In our exercise, the integration is executed over the region defined for variables \( x \) and \( y \), where each variable spans from 0 to \( \ln 2 \). The iterated integral form becomes:\[ \int_{0}^{\ln 2} \int_{0}^{\ln 2} e^{x-y} \, dx \, dy. \]We begin by integrating with respect to \( x \). Once completed, we then integrate the resulting expression with respect to \( y \). Each function and its relative domain play a significant role in determining the boundaries of integration.

The region of integration refers to the specific area over which the double integral is calculated. For our problem, this region is defined by constraints on both \( x \) and \( y \).

• In this case, the region \( R \) is a rectangle bounded by the values \( 0 \leq x \leq \ln 2 \) and \( 0 \leq y \leq \ln 2 \).
• This is a specific, finite domain which simplifies the calculation of the integral as we work with fixed bounds.

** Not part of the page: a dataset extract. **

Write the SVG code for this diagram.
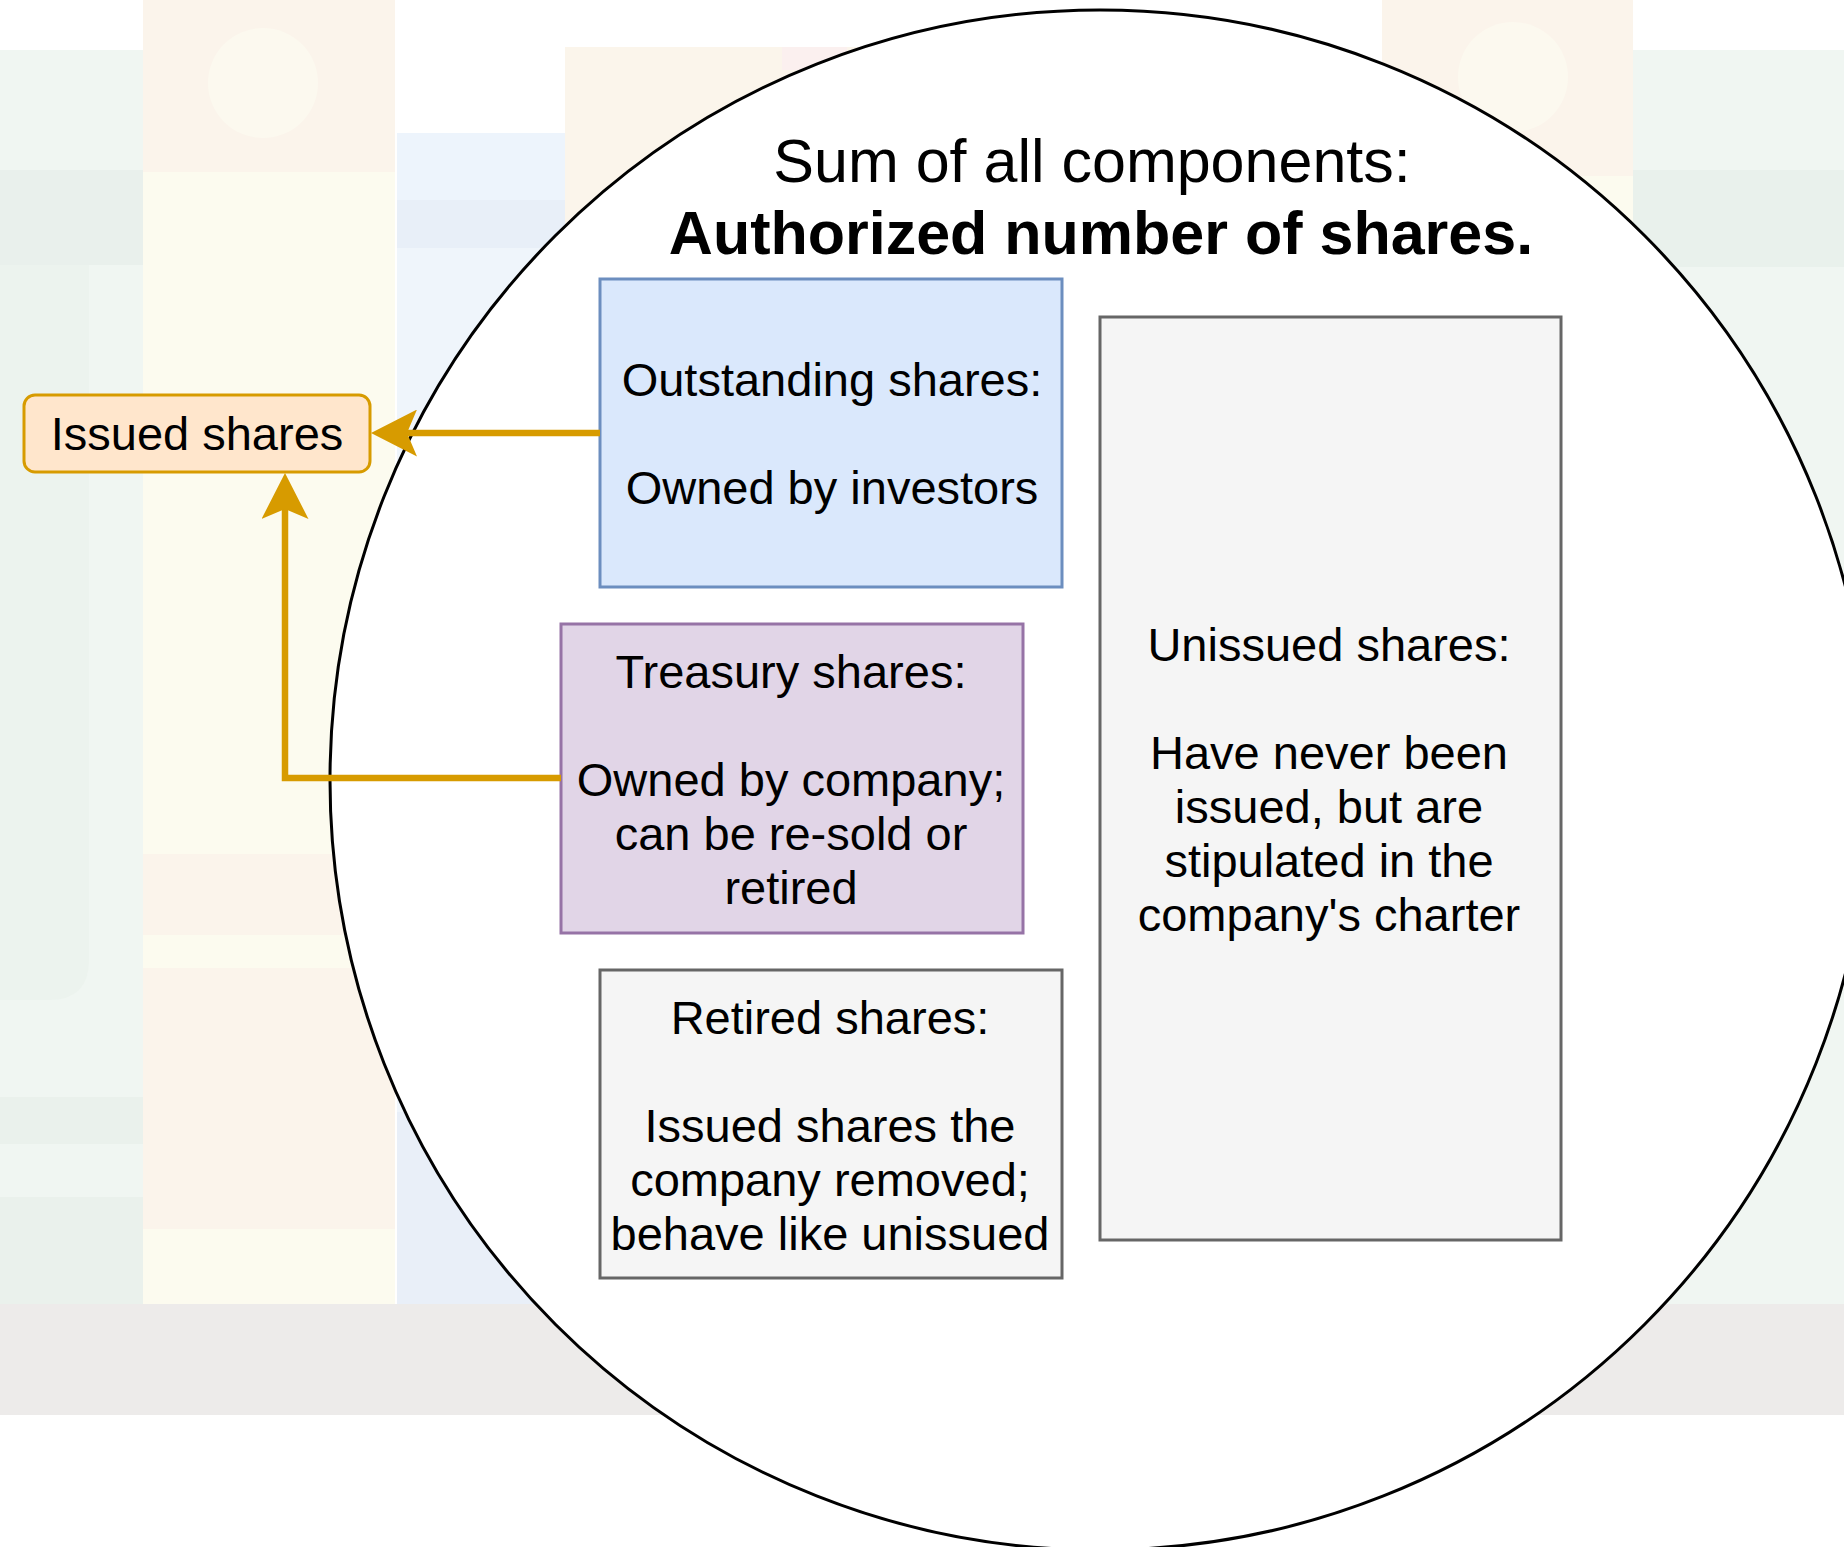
<svg xmlns="http://www.w3.org/2000/svg" width="1844" height="1547" viewBox="0 0 1844 1547">
<style>
  .t { font-family: "Liberation Sans", Arial, Helvetica, sans-serif; font-size: 47px; fill: #000000; text-anchor: middle; }
  .title { font-size: 61px; }
  .b { font-weight: bold; }
  .edge { fill: none; stroke: #d79b00; stroke-width: 6.5; }
  .box { stroke-width: 3; }
</style>
<defs>
  <marker id="arrow" markerUnits="userSpaceOnUse" markerWidth="47" markerHeight="47" viewBox="0 0 46 47" refX="10" refY="23.5" orient="auto">
    <path d="M0,0 L46,23.5 L0,47 L10,23.5 Z" fill="#d79b00"/>
  </marker>
</defs>
<rect x="0" y="0" width="1844" height="1547" fill="#ffffff"/>
<g id="background">
  <rect x="0" y="50" width="143" height="1254" fill="#f0f6f2"/>
  <rect x="0" y="170" width="143" height="95" fill="#e9f0ec"/>
  <path d="M0,265 H89 V960 Q89,1000 49,1000 H0 Z" fill="#ecf3ee"/>
  <rect x="0" y="1097" width="143" height="47" fill="#eaf1ec"/>
  <rect x="0" y="1197" width="143" height="107" fill="#eaf1ec"/>
  <rect x="143" y="0" width="252" height="172" fill="#fbf4eb"/>
  <circle cx="263" cy="83" r="55" fill="#fcf9ef"/>
  <rect x="143" y="172" width="252" height="1132" fill="#fcfbef"/>
  <rect x="143" y="854" width="252" height="81" fill="#fbf4eb"/>
  <rect x="143" y="968" width="252" height="261" fill="#fbf4eb"/>
  <rect x="397" y="133" width="168" height="67" fill="#edf4fc"/>
  <rect x="397" y="200" width="168" height="48" fill="#e8eff8"/>
  <rect x="397" y="248" width="168" height="864" fill="#eff5fb"/>
  <rect x="397" y="1112" width="168" height="192" fill="#e9eff8"/>
  <rect x="565" y="47" width="500" height="1257" fill="#fbf5eb"/>
  <rect x="782" y="47" width="65" height="23" fill="#fbf0ef"/>
  <rect x="1382" y="0" width="251" height="176" fill="#fbf4eb"/>
  <circle cx="1513" cy="77" r="55" fill="#fcf9ef"/>
  <rect x="1382" y="176" width="251" height="1128" fill="#fcfbef"/>
  <rect x="1633" y="50" width="211" height="1254" fill="#f0f6f2"/>
  <rect x="1633" y="170" width="211" height="97" fill="#e9f1ec"/>
  <rect x="0" y="1304" width="1844" height="111" fill="#edebea"/>
</g>
<g id="authorized">
  <circle cx="1100" cy="780" r="770" fill="#ffffff" stroke="#000000" stroke-width="3"/>
  <text class="t title" x="1092" y="182">Sum of all components:</text>
  <text class="t title b" x="1101" y="254">Authorized number of shares.</text>
</g>
<g id="outstanding">
  <rect class="box" x="600" y="279" width="462" height="308" fill="#dae8fc" stroke="#6c8ebf"/>
  <text class="t" x="832" y="396">Outstanding shares:</text>
  <text class="t" x="832" y="504">Owned by investors</text>
</g>
<g id="treasury">
  <rect class="box" x="561" y="624" width="462" height="309" fill="#e1d5e7" stroke="#9673a6"/>
  <text class="t" x="791" y="688">Treasury shares:</text>
  <text class="t" x="791" y="796">Owned by company;</text>
  <text class="t" x="791" y="850">can be re-sold or</text>
  <text class="t" x="791" y="904">retired</text>
</g>
<g id="retired">
  <rect class="box" x="600" y="970" width="462" height="308" fill="#f5f5f5" stroke="#666666"/>
  <text class="t" x="830" y="1034">Retired shares:</text>
  <text class="t" x="830" y="1142">Issued shares the</text>
  <text class="t" x="830" y="1196">company removed;</text>
  <text class="t" x="830" y="1250">behave like unissued</text>
</g>
<g id="unissued">
  <rect class="box" x="1100" y="317" width="461" height="923" fill="#f5f5f5" stroke="#666666"/>
  <text class="t" x="1329" y="661">Unissued shares:</text>
  <text class="t" x="1329" y="769">Have never been</text>
  <text class="t" x="1329" y="823">issued, but are</text>
  <text class="t" x="1329" y="877">stipulated in the</text>
  <text class="t" x="1329" y="931">company's charter</text>
</g>
<g id="issued">
  <rect class="box" x="24" y="395" width="346" height="77" rx="11" ry="11" fill="#ffe6cc" stroke="#d79b00"/>
  <text class="t" x="197" y="450">Issued shares</text>
</g>
<g id="connectors">
  <path class="edge" d="M600,433 H407" marker-end="url(#arrow)"/>
  <path class="edge" d="M561,778 H285 V509" marker-end="url(#arrow)"/>
</g>
</svg>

Understanding the region of integration allows us to correctly set up our iterated integral. For finite regions like this, the limits of integration are constants, which simplifies the integral process significantly.

An exponential function, especially in calculus and integrals, involves expressions where variables appear in the exponent. In our exercise, we deal with the exponential function \( e^{x-y} \).

• Exponential functions have unique properties such as rapid growth and decay, and a simple rule for differentiation and integration: the function itself is its own derivative.
• For integrals involving exponential functions, knowing its antiderivative is essential. Here, for \( e^{x-y} \), the antiderivative with respect to \( x \) is the same expression: \( e^{x-y} \).

The integration process for exponential functions is often simplified by their predictable patterns.

Finding the antiderivative of a function is a necessary step in evaluating integrals. An antiderivative of a function \( f(x) \) is a function \( F(x) \) such that \( F'(x) = f(x) \).

• For our problem, with \( e^{x-y} \), treating \( y \) as a constant, its antiderivative with respect to \( x \) is \( e^{x-y} \) itself.
• The antiderivative is used to evaluate definite integrals by finding the difference \( F(b) - F(a) \) over given bounds \( a \) and \( b \).

Using the antiderivative to solve our iterated integral is crucial because it allows us to leverage known formulas for computing the area under the curve, especially for complex functions like exponentials.